» What you should do
Begin at the first line of the data and copy each line through the one containing "import numpy as np", that line included, with no pictures.

» Available data
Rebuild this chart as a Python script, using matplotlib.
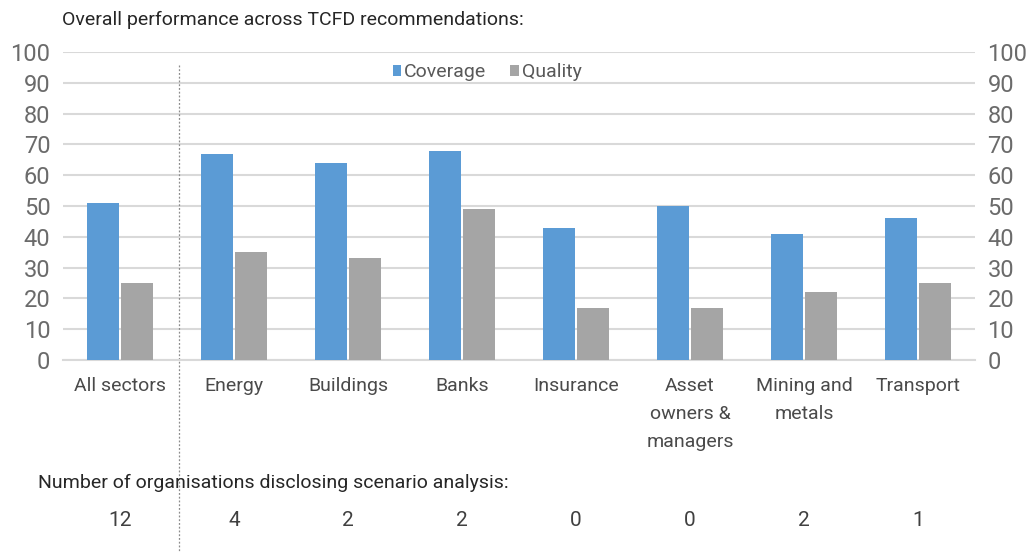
import matplotlib
matplotlib.use("Agg")
import matplotlib.pyplot as plt
import numpy as np

# sector scores (percent)
sectors = ["All sectors", "Energy", "Buildings", "Banks", "Insurance",
           "Asset\nowners &\nmanagers", "Mining and\nmetals", "Transport"]
coverage = [51, 67, 64, 68, 43, 50, 41, 46]
quality = [25, 35, 33, 49, 17, 17, 22, 25]
# organisations disclosing scenario analysis
scenario_counts = [12, 4, 2, 2, 0, 0, 2, 1]

BLUE = "#5b9bd5"
GREY = "#a5a5a5"

plt.rcParams["font.family"] = ["Roboto", "DejaVu Sans"]

fig = plt.figure(figsize=(10.29, 5.53), dpi=100)
ax = fig.add_axes([63 / 1029, 1 - 360 / 553, 912 / 1029, 308 / 553])

x = np.arange(len(sectors))
w = 0.28
ax.bar(x - 0.15, coverage, w, color=BLUE, label="Coverage", zorder=3)
ax.bar(x + 0.15, quality, w, color=GREY, label="Quality", zorder=3)

ax.set_xlim(-0.5, len(sectors) - 0.5)
ax.set_ylim(0, 100)
ax.set_yticks(range(0, 101, 10))
ax.yaxis.grid(True, color="#d9d9d9", linewidth=1.5, zorder=0)
ax.set_axisbelow(True)
for s in ["top", "right", "left"]:
    ax.spines[s].set_visible(False)
ax.spines["bottom"].set_color("#d9d9d9")
ax.spines["bottom"].set_linewidth(1.5)

ax.tick_params(axis="y", length=0, labelsize=17, labelcolor="#6b6b6b",
               labelright=True, pad=9)
ax.set_xticks(x)
ax.set_xticklabels(sectors, fontsize=14, color="#4a4a4a", linespacing=1.72,
                   va="top")
ax.tick_params(axis="x", length=0, pad=12)

# divider between the all-sector total and the individual sectors
trans = ax.get_xaxis_transform()
ax.plot([0.52, 0.52], [0.958, -0.62], transform=trans, color="#8c8c8c",
        linestyle=(0, (1.5, 1.5)), linewidth=0.9, clip_on=False)

ax.legend(loc="upper center", bbox_to_anchor=(0.465, 1.02), ncol=2,
          frameon=False, fontsize=14, handlelength=0.45, handleheight=0.45,
          handletextpad=0.15, columnspacing=1.2, labelcolor="#595959")

fig.text(62 / 1029, 1 - 20 / 553,
         "Overall performance across TCFD recommendations:",
         fontsize=14, color="#262626", va="center")
fig.text(38 / 1029, 1 - 483 / 553,
         "Number of organisations disclosing scenario analysis:",
         fontsize=14, color="#262626", va="center")
for xi, n in zip(x, scenario_counts):
    ax.text(xi, -0.52, str(n), transform=trans, ha="center", va="center",
            fontsize=15, color="#404040")

fig.savefig("out.png", dpi=100)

» Answer to this problem
Rebuild this chart as a Python script, using matplotlib.
import matplotlib
matplotlib.use("Agg")
import matplotlib.pyplot as plt
import numpy as np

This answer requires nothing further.